==== Input data ====

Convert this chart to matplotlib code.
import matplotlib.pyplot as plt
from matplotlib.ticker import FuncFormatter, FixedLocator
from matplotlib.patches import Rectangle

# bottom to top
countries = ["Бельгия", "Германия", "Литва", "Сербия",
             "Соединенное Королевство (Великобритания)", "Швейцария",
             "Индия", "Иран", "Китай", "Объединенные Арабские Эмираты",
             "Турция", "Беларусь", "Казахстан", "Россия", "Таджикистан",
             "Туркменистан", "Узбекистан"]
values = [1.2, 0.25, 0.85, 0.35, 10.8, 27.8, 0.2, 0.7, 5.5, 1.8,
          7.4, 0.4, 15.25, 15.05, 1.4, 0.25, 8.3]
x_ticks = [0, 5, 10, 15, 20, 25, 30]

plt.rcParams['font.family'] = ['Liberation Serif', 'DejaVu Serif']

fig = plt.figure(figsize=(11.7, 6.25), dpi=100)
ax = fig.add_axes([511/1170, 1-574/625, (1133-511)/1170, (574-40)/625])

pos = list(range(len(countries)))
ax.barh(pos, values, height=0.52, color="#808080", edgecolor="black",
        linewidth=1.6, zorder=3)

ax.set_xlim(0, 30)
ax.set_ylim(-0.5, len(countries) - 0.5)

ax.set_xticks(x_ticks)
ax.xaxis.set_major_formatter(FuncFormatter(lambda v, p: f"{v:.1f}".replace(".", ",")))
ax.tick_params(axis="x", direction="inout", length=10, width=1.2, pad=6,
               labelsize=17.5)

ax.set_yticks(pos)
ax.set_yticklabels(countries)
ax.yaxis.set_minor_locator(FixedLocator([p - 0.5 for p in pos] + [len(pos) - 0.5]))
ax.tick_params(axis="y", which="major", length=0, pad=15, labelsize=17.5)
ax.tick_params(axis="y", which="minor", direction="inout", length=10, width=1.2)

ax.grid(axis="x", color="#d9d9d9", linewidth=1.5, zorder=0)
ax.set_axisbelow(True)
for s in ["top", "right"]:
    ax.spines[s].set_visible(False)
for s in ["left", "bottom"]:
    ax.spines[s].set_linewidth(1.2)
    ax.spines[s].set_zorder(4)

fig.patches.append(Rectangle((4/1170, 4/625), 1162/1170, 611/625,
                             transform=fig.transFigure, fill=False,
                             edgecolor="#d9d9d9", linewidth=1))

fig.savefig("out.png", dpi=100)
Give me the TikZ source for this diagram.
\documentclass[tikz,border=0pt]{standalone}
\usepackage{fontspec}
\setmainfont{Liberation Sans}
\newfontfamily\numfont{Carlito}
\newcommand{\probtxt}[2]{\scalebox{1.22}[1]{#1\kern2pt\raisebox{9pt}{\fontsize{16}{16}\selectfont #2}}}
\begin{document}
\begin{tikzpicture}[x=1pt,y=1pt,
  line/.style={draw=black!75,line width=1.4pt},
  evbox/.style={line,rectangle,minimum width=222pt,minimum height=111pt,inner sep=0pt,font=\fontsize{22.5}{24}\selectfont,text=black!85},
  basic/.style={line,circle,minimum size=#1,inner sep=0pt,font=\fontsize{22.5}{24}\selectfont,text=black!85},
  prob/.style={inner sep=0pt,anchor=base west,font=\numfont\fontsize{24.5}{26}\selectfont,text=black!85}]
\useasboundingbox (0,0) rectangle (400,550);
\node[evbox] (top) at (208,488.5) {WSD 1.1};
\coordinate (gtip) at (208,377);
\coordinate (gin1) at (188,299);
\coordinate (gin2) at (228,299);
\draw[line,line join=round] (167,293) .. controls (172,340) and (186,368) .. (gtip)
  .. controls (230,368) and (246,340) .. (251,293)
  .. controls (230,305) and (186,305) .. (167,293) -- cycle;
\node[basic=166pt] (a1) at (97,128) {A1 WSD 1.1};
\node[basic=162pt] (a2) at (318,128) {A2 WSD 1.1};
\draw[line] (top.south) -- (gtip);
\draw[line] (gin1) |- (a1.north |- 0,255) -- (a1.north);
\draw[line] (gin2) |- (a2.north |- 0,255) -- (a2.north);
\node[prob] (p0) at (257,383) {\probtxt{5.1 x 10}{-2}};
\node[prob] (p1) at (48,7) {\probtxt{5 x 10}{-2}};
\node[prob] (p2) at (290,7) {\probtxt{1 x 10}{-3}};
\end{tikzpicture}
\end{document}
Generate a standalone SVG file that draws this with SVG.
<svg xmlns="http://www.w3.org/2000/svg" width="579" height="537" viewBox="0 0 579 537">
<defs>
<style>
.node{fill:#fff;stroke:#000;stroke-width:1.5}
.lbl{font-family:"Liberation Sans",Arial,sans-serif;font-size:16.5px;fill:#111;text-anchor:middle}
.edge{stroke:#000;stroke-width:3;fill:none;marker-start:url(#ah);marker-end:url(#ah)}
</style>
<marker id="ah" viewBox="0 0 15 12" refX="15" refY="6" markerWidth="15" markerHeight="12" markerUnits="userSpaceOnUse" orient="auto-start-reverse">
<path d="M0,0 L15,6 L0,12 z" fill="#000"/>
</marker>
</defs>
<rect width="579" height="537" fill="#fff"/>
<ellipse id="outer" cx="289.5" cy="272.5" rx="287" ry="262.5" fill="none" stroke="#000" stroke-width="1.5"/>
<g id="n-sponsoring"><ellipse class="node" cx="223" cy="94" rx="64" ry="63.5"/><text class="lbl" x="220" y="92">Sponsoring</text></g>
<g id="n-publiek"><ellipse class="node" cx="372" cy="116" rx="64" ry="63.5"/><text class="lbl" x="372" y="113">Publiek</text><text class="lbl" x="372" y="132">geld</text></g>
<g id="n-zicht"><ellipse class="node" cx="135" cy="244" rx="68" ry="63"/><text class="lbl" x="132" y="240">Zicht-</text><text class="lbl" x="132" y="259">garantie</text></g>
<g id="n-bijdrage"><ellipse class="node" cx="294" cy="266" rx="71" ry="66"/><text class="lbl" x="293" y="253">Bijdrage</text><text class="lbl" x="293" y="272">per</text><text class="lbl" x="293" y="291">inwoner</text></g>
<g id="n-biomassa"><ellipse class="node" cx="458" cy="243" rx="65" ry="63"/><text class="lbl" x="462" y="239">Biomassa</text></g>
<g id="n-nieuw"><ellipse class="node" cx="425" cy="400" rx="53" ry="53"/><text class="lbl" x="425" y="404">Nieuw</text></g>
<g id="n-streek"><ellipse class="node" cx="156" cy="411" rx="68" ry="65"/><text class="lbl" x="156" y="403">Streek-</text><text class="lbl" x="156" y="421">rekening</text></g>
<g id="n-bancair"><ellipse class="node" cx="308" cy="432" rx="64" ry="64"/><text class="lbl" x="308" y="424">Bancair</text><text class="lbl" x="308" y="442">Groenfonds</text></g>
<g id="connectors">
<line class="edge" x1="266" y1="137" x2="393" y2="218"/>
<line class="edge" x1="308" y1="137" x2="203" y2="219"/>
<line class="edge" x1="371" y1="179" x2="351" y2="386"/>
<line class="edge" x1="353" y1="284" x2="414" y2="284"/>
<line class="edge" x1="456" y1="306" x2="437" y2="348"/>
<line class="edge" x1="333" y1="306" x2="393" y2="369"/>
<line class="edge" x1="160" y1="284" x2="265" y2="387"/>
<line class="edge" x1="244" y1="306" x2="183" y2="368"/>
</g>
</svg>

====

▶ _Objective_: Restate, word for word and with nothing added, the lines from the first line of the listing through the one where "ax.set_ylim(-0.5, len(countries) - 0.5)" stands.

▶ _Result of the task_:
Convert this chart to matplotlib code.
import matplotlib.pyplot as plt
from matplotlib.ticker import FuncFormatter, FixedLocator
from matplotlib.patches import Rectangle

# bottom to top
countries = ["Бельгия", "Германия", "Литва", "Сербия",
             "Соединенное Королевство (Великобритания)", "Швейцария",
             "Индия", "Иран", "Китай", "Объединенные Арабские Эмираты",
             "Турция", "Беларусь", "Казахстан", "Россия", "Таджикистан",
             "Туркменистан", "Узбекистан"]
values = [1.2, 0.25, 0.85, 0.35, 10.8, 27.8, 0.2, 0.7, 5.5, 1.8,
          7.4, 0.4, 15.25, 15.05, 1.4, 0.25, 8.3]
x_ticks = [0, 5, 10, 15, 20, 25, 30]

plt.rcParams['font.family'] = ['Liberation Serif', 'DejaVu Serif']

fig = plt.figure(figsize=(11.7, 6.25), dpi=100)
ax = fig.add_axes([511/1170, 1-574/625, (1133-511)/1170, (574-40)/625])

pos = list(range(len(countries)))
ax.barh(pos, values, height=0.52, color="#808080", edgecolor="black",
        linewidth=1.6, zorder=3)

ax.set_xlim(0, 30)
ax.set_ylim(-0.5, len(countries) - 0.5)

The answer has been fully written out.